:: DESCRIPTION OF THE TASK ::
Quote the records beneath, complete and exact. Leave out images.

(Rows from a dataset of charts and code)
________

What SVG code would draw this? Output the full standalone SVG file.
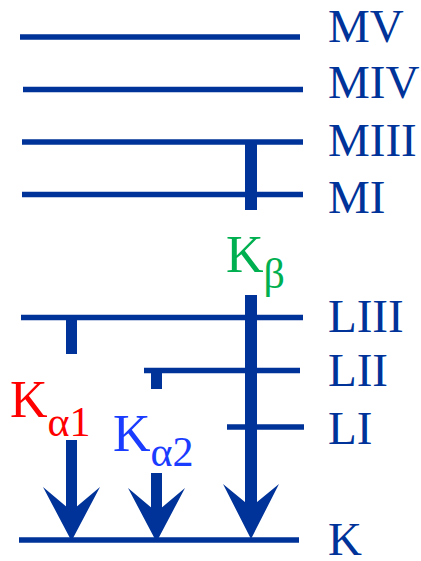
<svg xmlns="http://www.w3.org/2000/svg" width="421" height="561" viewBox="0 0 421 561">
<style>
.lvl{stroke:#003399;stroke-width:5.5;fill:none}
.bar{fill:#003399}
text{font-family:'Liberation Serif','Times New Roman',serif}
.lab{font-size:47px;fill:#003399}
.k{font-size:52px}
.sub{font-size:42px}
</style>
<rect width="421" height="561" fill="#fff"/>
<g id="levels">
<g id="MV"><line class="lvl" x1="20" y1="37" x2="300" y2="37"/><text class="lab" x="328" y="42">MV</text></g>
<g id="MIV"><line class="lvl" x1="23" y1="89.5" x2="303" y2="89.5"/><text class="lab" x="328" y="98">MIV</text></g>
<g id="MIII"><line class="lvl" x1="22" y1="142" x2="303" y2="142"/><text class="lab" x="328" y="156">MIII</text></g>
<g id="MI"><line class="lvl" x1="22" y1="194.5" x2="303" y2="194.5"/><text class="lab" x="328" y="213">MI</text></g>
<g id="LIII"><line class="lvl" x1="21" y1="317.5" x2="303" y2="317.5"/><text class="lab" x="328" y="332">LIII</text></g>
<g id="LII"><line class="lvl" x1="144" y1="370.5" x2="300" y2="370.5"/><text class="lab" x="328" y="386">LII</text></g>
<g id="LI"><line class="lvl" x1="227" y1="427" x2="304" y2="427"/><text class="lab" x="328" y="444">LI</text></g>
<g id="K"><line class="lvl" x1="19" y1="540" x2="299" y2="540"/><text class="lab" x="328" y="555">K</text></g>
</g>
<g id="connectors">
<g id="Ka1">
<rect class="bar" x="66" y="320" width="11" height="34"/>
<rect class="bar" x="66" y="440" width="11" height="75"/>
<polygon class="bar" points="43,487 71.5,511 100,487 71.5,541"/>
</g>
<g id="Ka2">
<rect class="bar" x="151" y="373" width="11" height="16"/>
<rect class="bar" x="151" y="473" width="11" height="42"/>
<polygon class="bar" points="128,488 156.5,512 185,488 156.5,542"/>
</g>
<g id="Kb">
<rect class="bar" x="245" y="142" width="12" height="68"/>
<rect class="bar" x="245" y="295" width="12" height="215"/>
<polygon class="bar" points="223,484 251,507 279,484 251,539"/>
</g>
</g>
<g id="labels">
<text class="k" x="10" y="417" fill="#ff0000">K<tspan class="sub" dy="19">α1</tspan></text>
<text class="k" x="113" y="451" fill="#1a3cff">K<tspan class="sub" dy="15">α2</tspan></text>
<text class="k" x="226" y="272" fill="#00b050">K<tspan class="sub" dy="16" font-size="39">β</tspan></text>
</g>
</svg>
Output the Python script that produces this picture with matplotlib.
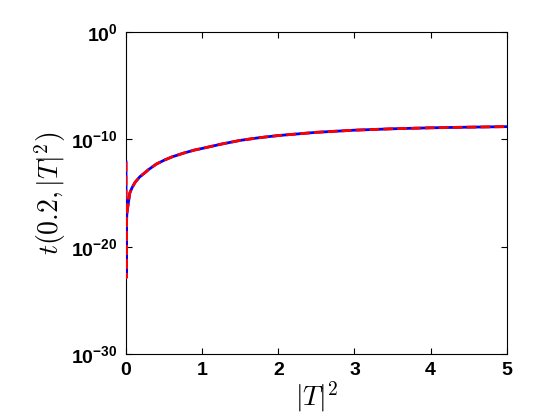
import numpy as np
import matplotlib.pyplot as plt
from matplotlib.ticker import FixedLocator, NullLocator

# values (y given as log10)
x_vals = [0.0, 0.002, 0.006, 0.012, 0.025, 0.05, 0.08, 0.12, 0.18, 0.25, 0.3,
          0.4, 0.5, 0.6, 0.75, 0.9, 1.0, 1.25, 1.5, 1.75, 2.0, 2.5, 3.0, 3.5,
          4.0, 4.5, 5.0]
log_blue = [-12.1, -22.9, -17.8, -16.9, -16.2, -15.0, -14.5, -14.0, -13.5, -13.1, -12.8,
            -12.3, -11.95, -11.65, -11.3, -11.0, -10.85, -10.45, -10.1, -9.85,
            -9.65, -9.35, -9.15, -9.02, -8.93, -8.87, -8.82]
log_red = [-12.1, -22.9, -17.8, -16.9, -16.2, -15.0, -14.5, -14.0, -13.5, -13.1, -12.8,
           -12.3, -11.95, -11.65, -11.3, -11.0, -10.85, -10.45, -10.1, -9.85,
           -9.65, -9.35, -9.15, -9.02, -8.93, -8.87, -8.82]
y_ticks = [1e-30, 1e-20, 1e-10, 1e0]
y_ticklabels = [r'$10^{-30}$', r'$10^{-20}$', r'$10^{-10}$', r'$10^{0}$']

plt.rcParams['mathtext.fontset'] = 'custom'
plt.rcParams['mathtext.rm'] = 'Liberation Sans:bold'
plt.rcParams['mathtext.it'] = 'Liberation Sans:bold'
plt.rcParams['mathtext.bf'] = 'Liberation Sans:bold'
plt.rcParams['font.family'] = 'Liberation Sans'

fig = plt.figure(figsize=(5.6, 4.2), dpi=100)
ax = fig.add_axes([0.225, 0.157, 0.68, 0.767])

ax.semilogy(x_vals, 10.0 ** np.array(log_blue), color='#0000ff', lw=2, zorder=3)
ax.semilogy(x_vals, 10.0 ** np.array(log_red), color='#ff0000', lw=2,
            ls=(0, (3.5, 1.5)), zorder=4)

ax.set_xlim(0, 5)
ax.set_ylim(1e-30, 1e0)
ax.yaxis.set_major_locator(FixedLocator(y_ticks))
ax.yaxis.set_minor_locator(NullLocator())
ax.set_yticklabels(y_ticklabels)
ax.set_xticks(range(6))

ax.tick_params(direction='in', top=True, right=True, length=4, width=0.8,
               labelsize=14, pad=6)
for lab in ax.get_xticklabels():
    lab.set_fontweight('bold')

ax.set_xlabel(r'$|T|^2$', fontsize=20, math_fontfamily='cm', labelpad=0)
ax.set_ylabel(r'$t(0.2,|T|^2)$', fontsize=20, math_fontfamily='cm', labelpad=2)

fig.savefig('out.png', dpi=100)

________

:: FULL SOLUTION ::
What SVG code would draw this? Output the full standalone SVG file.
<svg xmlns="http://www.w3.org/2000/svg" width="421" height="561" viewBox="0 0 421 561">
<style>
.lvl{stroke:#003399;stroke-width:5.5;fill:none}
.bar{fill:#003399}
text{font-family:'Liberation Serif','Times New Roman',serif}
.lab{font-size:47px;fill:#003399}
.k{font-size:52px}
.sub{font-size:42px}
</style>
<rect width="421" height="561" fill="#fff"/>
<g id="levels">
<g id="MV"><line class="lvl" x1="20" y1="37" x2="300" y2="37"/><text class="lab" x="328" y="42">MV</text></g>
<g id="MIV"><line class="lvl" x1="23" y1="89.5" x2="303" y2="89.5"/><text class="lab" x="328" y="98">MIV</text></g>
<g id="MIII"><line class="lvl" x1="22" y1="142" x2="303" y2="142"/><text class="lab" x="328" y="156">MIII</text></g>
<g id="MI"><line class="lvl" x1="22" y1="194.5" x2="303" y2="194.5"/><text class="lab" x="328" y="213">MI</text></g>
<g id="LIII"><line class="lvl" x1="21" y1="317.5" x2="303" y2="317.5"/><text class="lab" x="328" y="332">LIII</text></g>
<g id="LII"><line class="lvl" x1="144" y1="370.5" x2="300" y2="370.5"/><text class="lab" x="328" y="386">LII</text></g>
<g id="LI"><line class="lvl" x1="227" y1="427" x2="304" y2="427"/><text class="lab" x="328" y="444">LI</text></g>
<g id="K"><line class="lvl" x1="19" y1="540" x2="299" y2="540"/><text class="lab" x="328" y="555">K</text></g>
</g>
<g id="connectors">
<g id="Ka1">
<rect class="bar" x="66" y="320" width="11" height="34"/>
<rect class="bar" x="66" y="440" width="11" height="75"/>
<polygon class="bar" points="43,487 71.5,511 100,487 71.5,541"/>
</g>
<g id="Ka2">
<rect class="bar" x="151" y="373" width="11" height="16"/>
<rect class="bar" x="151" y="473" width="11" height="42"/>
<polygon class="bar" points="128,488 156.5,512 185,488 156.5,542"/>
</g>
<g id="Kb">
<rect class="bar" x="245" y="142" width="12" height="68"/>
<rect class="bar" x="245" y="295" width="12" height="215"/>
<polygon class="bar" points="223,484 251,507 279,484 251,539"/>
</g>
</g>
<g id="labels">
<text class="k" x="10" y="417" fill="#ff0000">K<tspan class="sub" dy="19">α1</tspan></text>
<text class="k" x="113" y="451" fill="#1a3cff">K<tspan class="sub" dy="15">α2</tspan></text>
<text class="k" x="226" y="272" fill="#00b050">K<tspan class="sub" dy="16" font-size="39">β</tspan></text>
</g>
</svg>
Output the Python script that produces this picture with matplotlib.
import numpy as np
import matplotlib.pyplot as plt
from matplotlib.ticker import FixedLocator, NullLocator

# values (y given as log10)
x_vals = [0.0, 0.002, 0.006, 0.012, 0.025, 0.05, 0.08, 0.12, 0.18, 0.25, 0.3,
          0.4, 0.5, 0.6, 0.75, 0.9, 1.0, 1.25, 1.5, 1.75, 2.0, 2.5, 3.0, 3.5,
          4.0, 4.5, 5.0]
log_blue = [-12.1, -22.9, -17.8, -16.9, -16.2, -15.0, -14.5, -14.0, -13.5, -13.1, -12.8,
            -12.3, -11.95, -11.65, -11.3, -11.0, -10.85, -10.45, -10.1, -9.85,
            -9.65, -9.35, -9.15, -9.02, -8.93, -8.87, -8.82]
log_red = [-12.1, -22.9, -17.8, -16.9, -16.2, -15.0, -14.5, -14.0, -13.5, -13.1, -12.8,
           -12.3, -11.95, -11.65, -11.3, -11.0, -10.85, -10.45, -10.1, -9.85,
           -9.65, -9.35, -9.15, -9.02, -8.93, -8.87, -8.82]
y_ticks = [1e-30, 1e-20, 1e-10, 1e0]
y_ticklabels = [r'$10^{-30}$', r'$10^{-20}$', r'$10^{-10}$', r'$10^{0}$']

plt.rcParams['mathtext.fontset'] = 'custom'
plt.rcParams['mathtext.rm'] = 'Liberation Sans:bold'
plt.rcParams['mathtext.it'] = 'Liberation Sans:bold'
plt.rcParams['mathtext.bf'] = 'Liberation Sans:bold'
plt.rcParams['font.family'] = 'Liberation Sans'

fig = plt.figure(figsize=(5.6, 4.2), dpi=100)
ax = fig.add_axes([0.225, 0.157, 0.68, 0.767])

ax.semilogy(x_vals, 10.0 ** np.array(log_blue), color='#0000ff', lw=2, zorder=3)
ax.semilogy(x_vals, 10.0 ** np.array(log_red), color='#ff0000', lw=2,
            ls=(0, (3.5, 1.5)), zorder=4)

ax.set_xlim(0, 5)
ax.set_ylim(1e-30, 1e0)
ax.yaxis.set_major_locator(FixedLocator(y_ticks))
ax.yaxis.set_minor_locator(NullLocator())
ax.set_yticklabels(y_ticklabels)
ax.set_xticks(range(6))

ax.tick_params(direction='in', top=True, right=True, length=4, width=0.8,
               labelsize=14, pad=6)
for lab in ax.get_xticklabels():
    lab.set_fontweight('bold')

ax.set_xlabel(r'$|T|^2$', fontsize=20, math_fontfamily='cm', labelpad=0)
ax.set_ylabel(r'$t(0.2,|T|^2)$', fontsize=20, math_fontfamily='cm', labelpad=2)

fig.savefig('out.png', dpi=100)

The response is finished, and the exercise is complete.